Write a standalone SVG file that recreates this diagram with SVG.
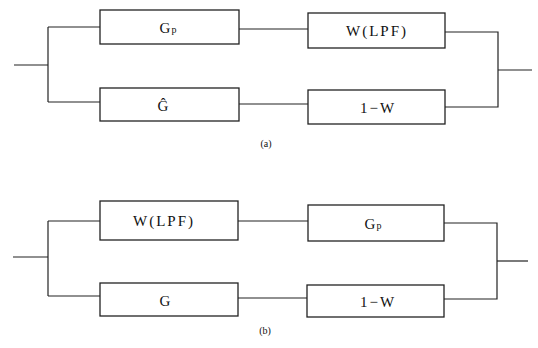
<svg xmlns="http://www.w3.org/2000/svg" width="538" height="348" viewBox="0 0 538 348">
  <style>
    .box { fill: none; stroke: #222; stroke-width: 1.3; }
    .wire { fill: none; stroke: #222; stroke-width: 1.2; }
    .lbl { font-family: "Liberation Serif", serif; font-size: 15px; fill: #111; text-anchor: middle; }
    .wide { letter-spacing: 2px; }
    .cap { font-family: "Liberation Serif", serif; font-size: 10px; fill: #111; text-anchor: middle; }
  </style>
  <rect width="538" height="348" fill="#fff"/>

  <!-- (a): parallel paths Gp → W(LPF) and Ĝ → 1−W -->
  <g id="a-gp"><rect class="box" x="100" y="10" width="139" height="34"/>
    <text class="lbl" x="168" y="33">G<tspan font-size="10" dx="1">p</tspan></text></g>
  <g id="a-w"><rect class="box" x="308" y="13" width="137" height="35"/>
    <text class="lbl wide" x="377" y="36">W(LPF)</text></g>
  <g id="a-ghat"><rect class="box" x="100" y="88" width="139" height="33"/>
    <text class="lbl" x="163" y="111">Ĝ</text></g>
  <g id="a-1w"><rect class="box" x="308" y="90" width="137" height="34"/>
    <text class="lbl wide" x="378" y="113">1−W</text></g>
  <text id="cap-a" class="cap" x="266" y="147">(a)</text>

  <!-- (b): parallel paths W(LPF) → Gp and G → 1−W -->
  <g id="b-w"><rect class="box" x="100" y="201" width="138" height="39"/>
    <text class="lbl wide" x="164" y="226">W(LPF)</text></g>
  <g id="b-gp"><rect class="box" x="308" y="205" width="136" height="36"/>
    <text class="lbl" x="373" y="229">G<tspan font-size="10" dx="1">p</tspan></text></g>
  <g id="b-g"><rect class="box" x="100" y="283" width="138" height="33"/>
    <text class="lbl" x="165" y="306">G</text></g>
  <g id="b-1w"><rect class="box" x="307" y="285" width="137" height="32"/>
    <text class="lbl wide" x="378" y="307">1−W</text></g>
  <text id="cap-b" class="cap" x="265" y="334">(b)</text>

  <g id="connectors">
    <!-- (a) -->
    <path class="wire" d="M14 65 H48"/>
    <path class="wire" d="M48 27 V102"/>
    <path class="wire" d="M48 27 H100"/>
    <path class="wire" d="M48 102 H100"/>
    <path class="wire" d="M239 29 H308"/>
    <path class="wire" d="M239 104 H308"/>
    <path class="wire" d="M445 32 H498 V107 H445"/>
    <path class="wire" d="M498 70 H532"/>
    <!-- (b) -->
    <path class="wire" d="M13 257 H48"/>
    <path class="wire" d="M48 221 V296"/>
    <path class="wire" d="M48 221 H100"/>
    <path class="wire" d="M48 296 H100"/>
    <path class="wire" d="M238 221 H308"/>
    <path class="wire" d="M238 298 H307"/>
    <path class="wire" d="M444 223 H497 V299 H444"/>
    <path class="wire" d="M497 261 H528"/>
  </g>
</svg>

_Directive_
All the material shown above is to be copied exactly, with no pictures carried over.

_Response to this task_
Write a standalone SVG file that recreates this diagram with SVG.
<svg xmlns="http://www.w3.org/2000/svg" width="538" height="348" viewBox="0 0 538 348">
  <style>
    .box { fill: none; stroke: #222; stroke-width: 1.3; }
    .wire { fill: none; stroke: #222; stroke-width: 1.2; }
    .lbl { font-family: "Liberation Serif", serif; font-size: 15px; fill: #111; text-anchor: middle; }
    .wide { letter-spacing: 2px; }
    .cap { font-family: "Liberation Serif", serif; font-size: 10px; fill: #111; text-anchor: middle; }
  </style>
  <rect width="538" height="348" fill="#fff"/>

  <!-- (a): parallel paths Gp → W(LPF) and Ĝ → 1−W -->
  <g id="a-gp"><rect class="box" x="100" y="10" width="139" height="34"/>
    <text class="lbl" x="168" y="33">G<tspan font-size="10" dx="1">p</tspan></text></g>
  <g id="a-w"><rect class="box" x="308" y="13" width="137" height="35"/>
    <text class="lbl wide" x="377" y="36">W(LPF)</text></g>
  <g id="a-ghat"><rect class="box" x="100" y="88" width="139" height="33"/>
    <text class="lbl" x="163" y="111">Ĝ</text></g>
  <g id="a-1w"><rect class="box" x="308" y="90" width="137" height="34"/>
    <text class="lbl wide" x="378" y="113">1−W</text></g>
  <text id="cap-a" class="cap" x="266" y="147">(a)</text>

  <!-- (b): parallel paths W(LPF) → Gp and G → 1−W -->
  <g id="b-w"><rect class="box" x="100" y="201" width="138" height="39"/>
    <text class="lbl wide" x="164" y="226">W(LPF)</text></g>
  <g id="b-gp"><rect class="box" x="308" y="205" width="136" height="36"/>
    <text class="lbl" x="373" y="229">G<tspan font-size="10" dx="1">p</tspan></text></g>
  <g id="b-g"><rect class="box" x="100" y="283" width="138" height="33"/>
    <text class="lbl" x="165" y="306">G</text></g>
  <g id="b-1w"><rect class="box" x="307" y="285" width="137" height="32"/>
    <text class="lbl wide" x="378" y="307">1−W</text></g>
  <text id="cap-b" class="cap" x="265" y="334">(b)</text>

  <g id="connectors">
    <!-- (a) -->
    <path class="wire" d="M14 65 H48"/>
    <path class="wire" d="M48 27 V102"/>
    <path class="wire" d="M48 27 H100"/>
    <path class="wire" d="M48 102 H100"/>
    <path class="wire" d="M239 29 H308"/>
    <path class="wire" d="M239 104 H308"/>
    <path class="wire" d="M445 32 H498 V107 H445"/>
    <path class="wire" d="M498 70 H532"/>
    <!-- (b) -->
    <path class="wire" d="M13 257 H48"/>
    <path class="wire" d="M48 221 V296"/>
    <path class="wire" d="M48 221 H100"/>
    <path class="wire" d="M48 296 H100"/>
    <path class="wire" d="M238 221 H308"/>
    <path class="wire" d="M238 298 H307"/>
    <path class="wire" d="M444 223 H497 V299 H444"/>
    <path class="wire" d="M497 261 H528"/>
  </g>
</svg>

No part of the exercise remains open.